In “tra la tua schiena e gli scogli” parlo di quanto è bello disarmarsi, incantarsi davanti all’altro e non preoccuparsi di sentirsi “banali” davanti all’altra persona, anzi. Non so se sono capace di fare quello che dici, di sicuro la semplicità la cerco.

 

Ne “L’importante” parli della volontà di fare ordine, di individuare le priorità…ma invece poi “come sempre metto un disco e mi distraggo così non penso, magari canto”. Alla fine sei riuscito nell’impresa?

No.  Che poi il cantare, dall’essere una distrazione, diventa una necessità nel ritornello, tutto quello che mi rimane. Forse la priorità più grande è tornare a sé stessi, alla propria voce.

 

Com’è stato lavorare a questo disco con un gigante della produzione della musica italiana come Matteo Cantaluppi?

Con Matteo c’è un rapporto nato ormai da più di due anni, c’è amicizia e stima. Poi è una persona molto umile e attenta, si pone al servizio del progetto pur dando la sua impronta. È una sicurezza insomma.

 

In “In fondo” parli del senso di “casa”, ma anche di ritorno: qual è il “ritorno preferito” di Mattia Del Moro?

Ritornare dopo un lungo giro in bicicletta con amici, mettere su un disco e accendere l’acqua per la pasta.

 

Il tuo è un disco pieno di musica italiana, di anni 90, di disco music. Se dovessi individuare tre padrini spirituali di “Rendez-vous”, tre artisti che ti hanno ispirato più di altri per la scrittura dei brani, chi sarebbero?

Ivano Fossati, Frankie Knuckles e i Phoenix.

 

 

“Rendez-Vous” si chiude con una ballad, devo dire che non me l’aspettavo visto il mood generale del disco, mi hai sorpreso in positivo! In “Casa nuova” si riallaccia a “In fondo” ma aggiunge una componente amorosa importante. Sei riuscito a ricomporre il puzzle dei pezzi persi di cui canti nel ritornello? D’altronde sei un architetto, immagino che tu sia riuscito a costruire tanto a partire da quei pezzi.

No, credo che i pezzi se ne vanno inevitabilmente con i rapporti andati, se ne creeranno degl’altri. Comunque sì, quei due pezzi sono collegati dal senso di casa, credo molto difficile da definire per una generazione come la nostra che si è trovata a spostarsi molto, spesso più per necessità che per volontà.

 

Noi di Tutti Giù Parterre siamo indissolubilmente legati al mondo del live (no, non sto piangendo, lo giuro…*sigh). Come immagini questi nuovi brani in concerto? C’è qualche artista che hai visto dal vivo da cui “ruberesti” qualcosa?

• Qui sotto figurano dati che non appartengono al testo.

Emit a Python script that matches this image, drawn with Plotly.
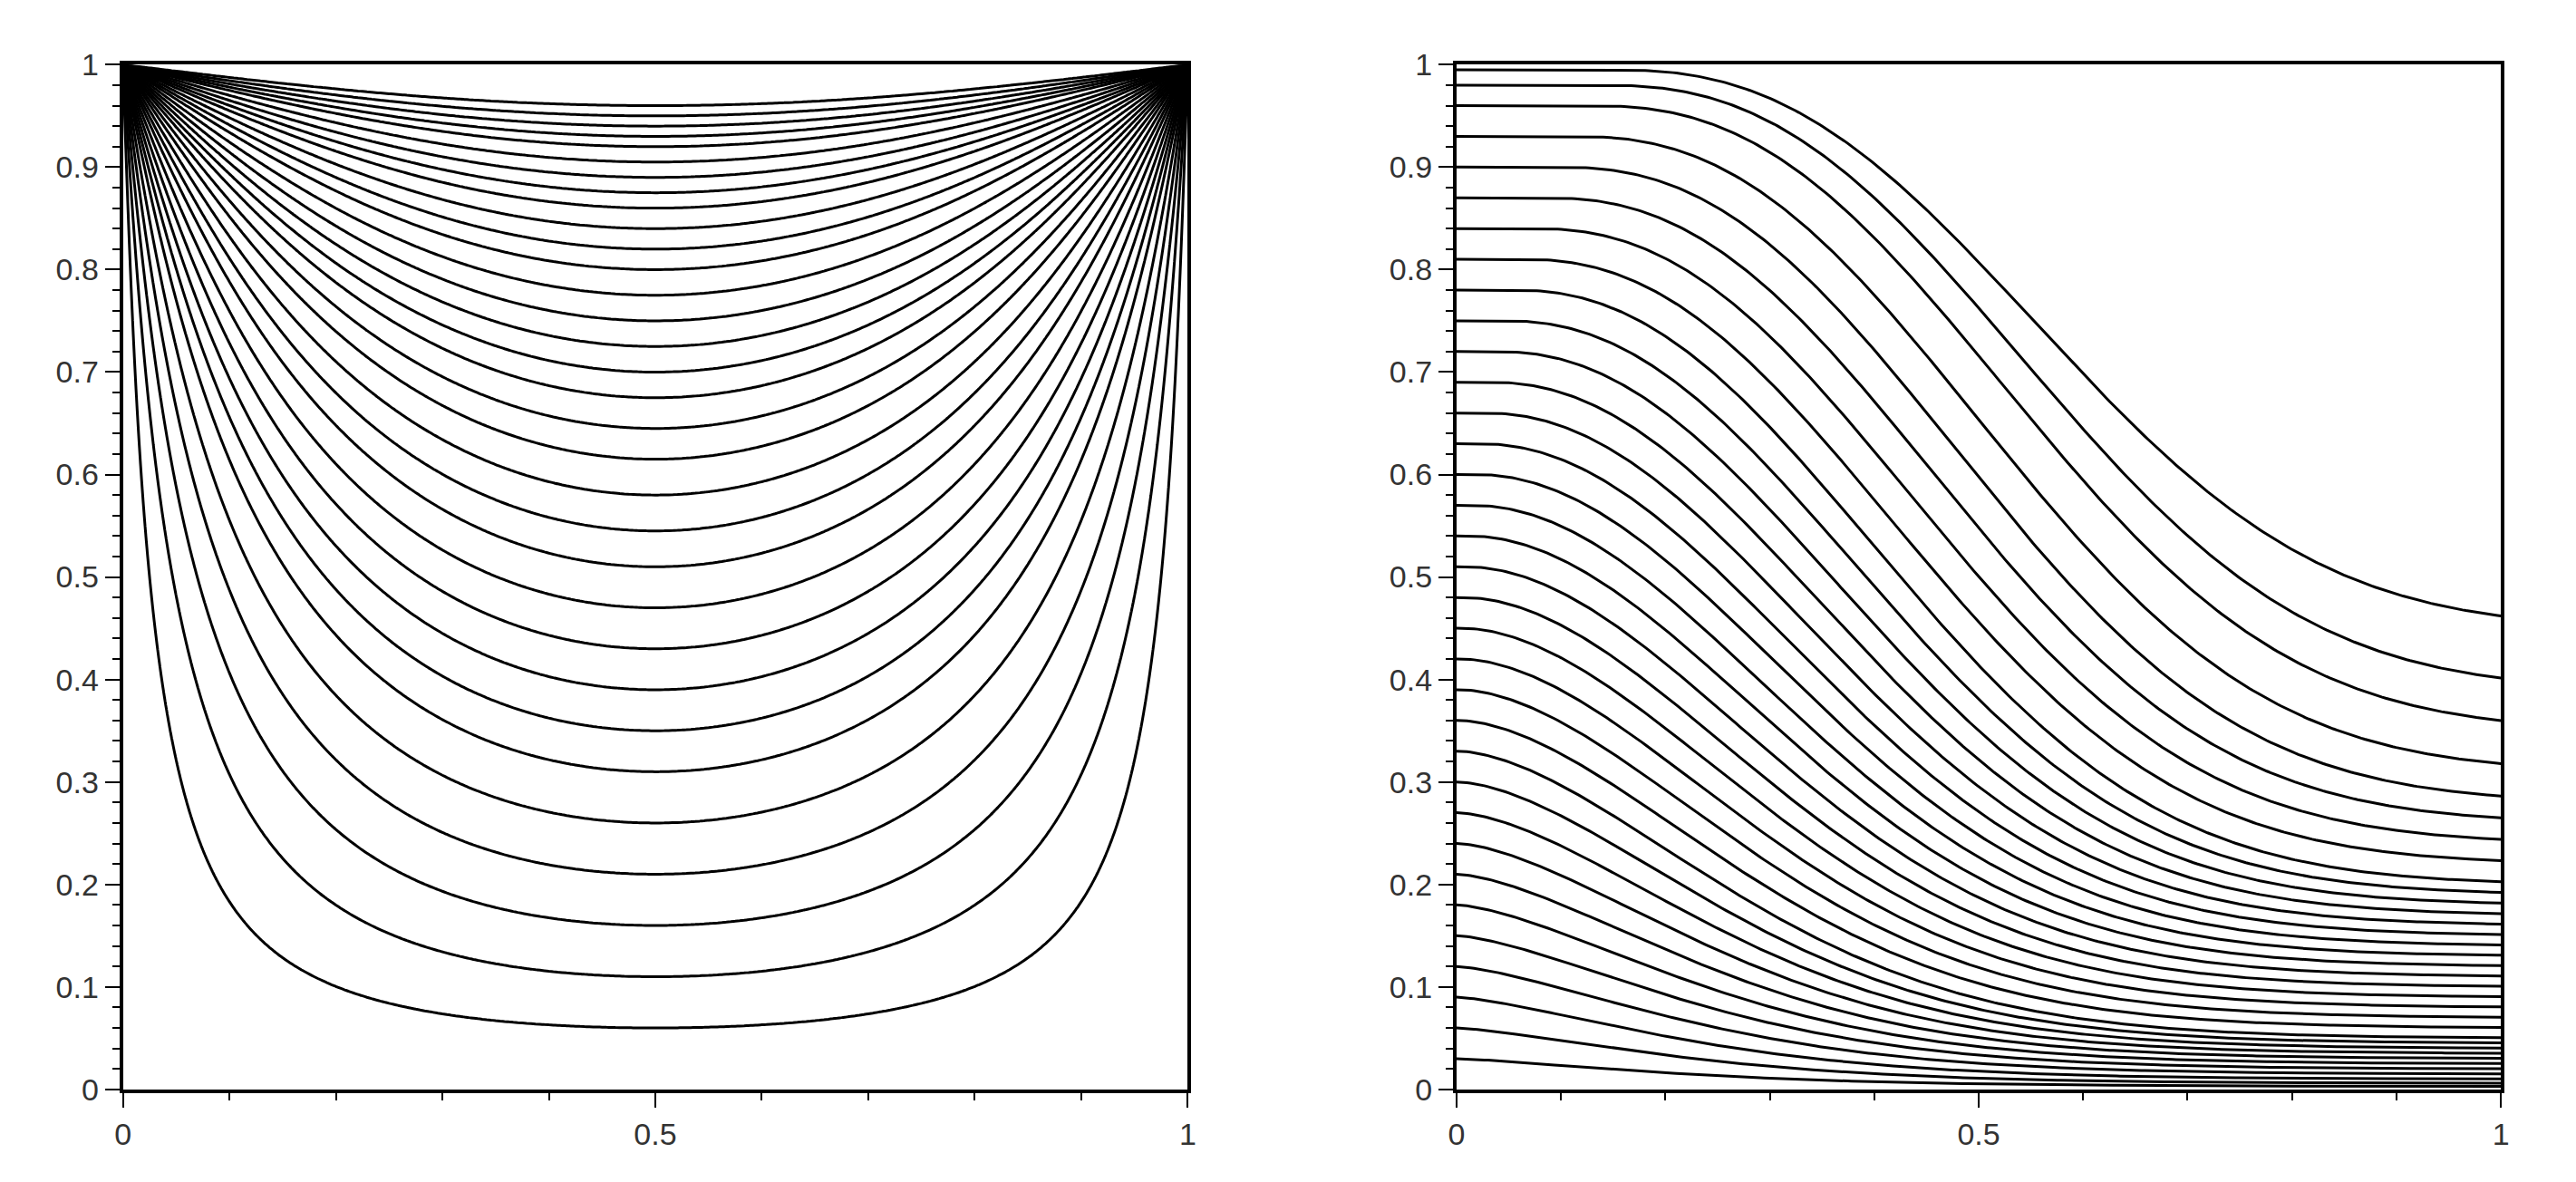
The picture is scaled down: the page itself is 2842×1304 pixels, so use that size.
import numpy as np
import plotly.graph_objects as go

# Left panel: heights at which each contour crosses x = 0.5
left_center_y = [0.06, 0.11, 0.16, 0.21, 0.26, 0.31, 0.35, 0.39, 0.43, 0.47, 0.51,
                 0.545, 0.58, 0.615, 0.645, 0.675, 0.70, 0.725, 0.75, 0.775, 0.80,
                 0.82, 0.84, 0.86, 0.875, 0.89, 0.905, 0.92, 0.93, 0.94, 0.95, 0.96]
# Right panel: each streamline's height at x = 0 and at x = 1
right_start_y = [0.995, 0.98, 0.96, 0.93, 0.90, 0.87, 0.84, 0.81, 0.78, 0.75, 0.72, 0.69,
                 0.66, 0.63, 0.60, 0.57, 0.54, 0.51, 0.48, 0.45, 0.42, 0.39, 0.36, 0.33,
                 0.30, 0.27, 0.24, 0.21, 0.18, 0.15, 0.12, 0.09, 0.06, 0.03]
right_end_y = [0.45, 0.39, 0.35, 0.31, 0.28, 0.26, 0.24, 0.22, 0.20, 0.19, 0.18, 0.17,
               0.16, 0.15, 0.14, 0.13, 0.12, 0.11, 0.10, 0.09, 0.08, 0.07, 0.06, 0.05,
               0.045, 0.04, 0.035, 0.03, 0.025, 0.02, 0.015, 0.01, 0.006, 0.003]
xtick_vals = [0, 0.5, 1]
ytick_vals = [round(0.1 * i, 1) for i in range(11)]

N = 241
g = np.linspace(0, 1, N)
X, Y = np.meshgrid(g, g)
def field(x, y):
    T = np.zeros_like(np.asarray(x, dtype=float))
    for n in range(1, 400, 2):
        k = n * np.pi
        T = T + 4 / k * np.sin(k * x) * (np.exp(k * (y - 1)) - np.exp(-k * (y + 1))) / (1 - np.exp(-2 * k))
    return T
Z = field(X, Y)
Z[-1, 1:-1] = 1.0

fig = go.Figure()
for yc in left_center_y:
    lev = float(field(np.array(0.5), np.array(yc)))
    fig.add_trace(go.Contour(x=g, y=g, z=Z, xaxis="x", yaxis="y", showscale=False,
                             contours=dict(start=lev, end=lev, size=1, coloring="lines"),
                             colorscale=[[0, "black"], [1, "black"]],
                             line=dict(width=3, color="black"), hoverinfo="skip"))

xs = np.linspace(0, 1, 300)
for s, e in zip(right_start_y, right_end_y):
    w = 0.25 + 0.25 * s
    p = 1.3 + 1.2 * s
    h = np.exp(-(np.clip(xs - 0.15 * s ** 4, 0, None) / w) ** p)
    ys = e + (s - e) * h
    fig.add_trace(go.Scatter(x=xs, y=np.minimum(ys, 1), xaxis="x2", yaxis="y2", mode="lines",
                             line=dict(color="black", width=3), showlegend=False, hoverinfo="skip"))

ax = dict(range=[0, 1], showline=True, linecolor="black", linewidth=4, mirror=True,
          ticks="outside", ticklen=16, tickwidth=2, tickcolor="black", showgrid=False,
          zeroline=False, tickfont=dict(family="Liberation Sans", size=34, color="#333"),
          minor=dict(ticks="outside", ticklen=8, tickwidth=2, tickcolor="black"))
xa = dict(ax, tickvals=xtick_vals, ticktext=["0", "0.5", "1"], minor=dict(ax["minor"], dtick=0.1))
ya = dict(ax, tickvals=ytick_vals, ticktext=["0" if v == 0 else ("1" if v == 1 else str(v)) for v in ytick_vals],
          minor=dict(ax["minor"], dtick=0.02))
fig.update_layout(
    width=2842, height=1304, plot_bgcolor="white", paper_bgcolor="white",
    margin=dict(l=0, r=0, t=0, b=0), showlegend=False,
    xaxis=dict(xa, domain=[0.042, 0.458], anchor="y"),
    yaxis=dict(ya, domain=[0.072, 0.965], anchor="x"),
    xaxis2=dict(xa, domain=[0.563, 0.971], anchor="y2"),
    yaxis2=dict(ya, domain=[0.072, 0.965], anchor="x2"),
)
fig.write_html("out.html")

Questi brani me li immagino immersi in una lunga live session, dove magari ci si perde nel sentire dove finisce un brano e ne inizia un altro. Mi sta piacendo molto il Tame Impala Sound System, il nuovo set dei Tame Impala che unisce bene la resa live con la necessità di qualcosa di più ristretto.

 

Domandone finale d’obbligo sul #quandosipotrà: quali sono i primi biglietti che comprerai appena potremo tornare ai concerti?

Penso di avere più voglia di ballare che di ascoltare un concerto. Quindi direi la prima club night che mi ispira in città.